Lexington police identified a suspect on Thursday in three brutal slayings that happened over a span of seven years and the rape of an 83-year-old retired school teacher.
Robert Franklin Smallwood, 32, was already in custody on other charges when the Lexington police department obtained an arrest warrant charging him with three counts of murder, two counts of rape and one charge each of sodomy, robbery and burglary.
Smallwood has been held at a state prison in La Grange since June on drug crimes, according to an inmate database.
Lexington police Lt. James Curless said investigators had classified the case as serial killings.
"It's certainly alarming to have cases linked by the same suspect," Curless said.
Curless provided little information about how - or when - police keyed in on Smallwood, but he said a cold case homicide task force had received more than 400 tips on the case and DNA evidence also played a major role.
Smallwood had several addresses, including at least one in central Lexington, where the three murder victims - Doris Ann Roberts, Sonora Lynn Allen and Erica C. Butler - had addresses.
Butler, 33, was the latest victim, found April 4 at her home. Allen, 29, the mother of six children, was killed and then dumped in northeast Lexington on Aug. 15, 2002. Roberts, 48, was found dead in her apartment on Dec. 22, 1999, by her landlord.

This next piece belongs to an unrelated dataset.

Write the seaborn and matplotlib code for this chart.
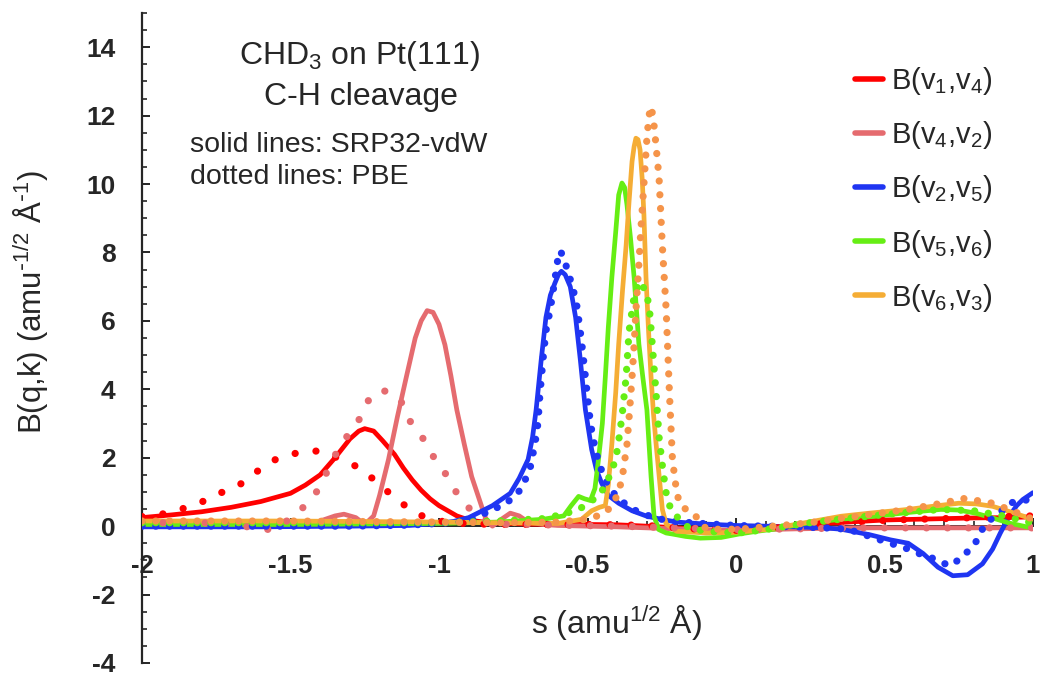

Police have said the murder victims lived "high-risk lifestyles," but didn't elaborate. That statement didn't apply to the rape victim, Viola Greene, a former school teacher who was raped after police say Smallwood broke into her home in 1993, Curless said. Greene has since died of natural causes.
Whitney Collins, DNA casework supervisor for the department, said information on all violent crimes and sex crimes is entered into a database to compare with cold cases. She didn't say when the rape and murders were linked but said the connection was made during "routine casework."
Lexington police chief Anthony Beatty said family members of two of the victims were told of the arrest warrant earlier Thursday. There was no immediate information on when Smallwood might face trial, but Beatty said the department would work with prosecutors to ensure a maximum penalty.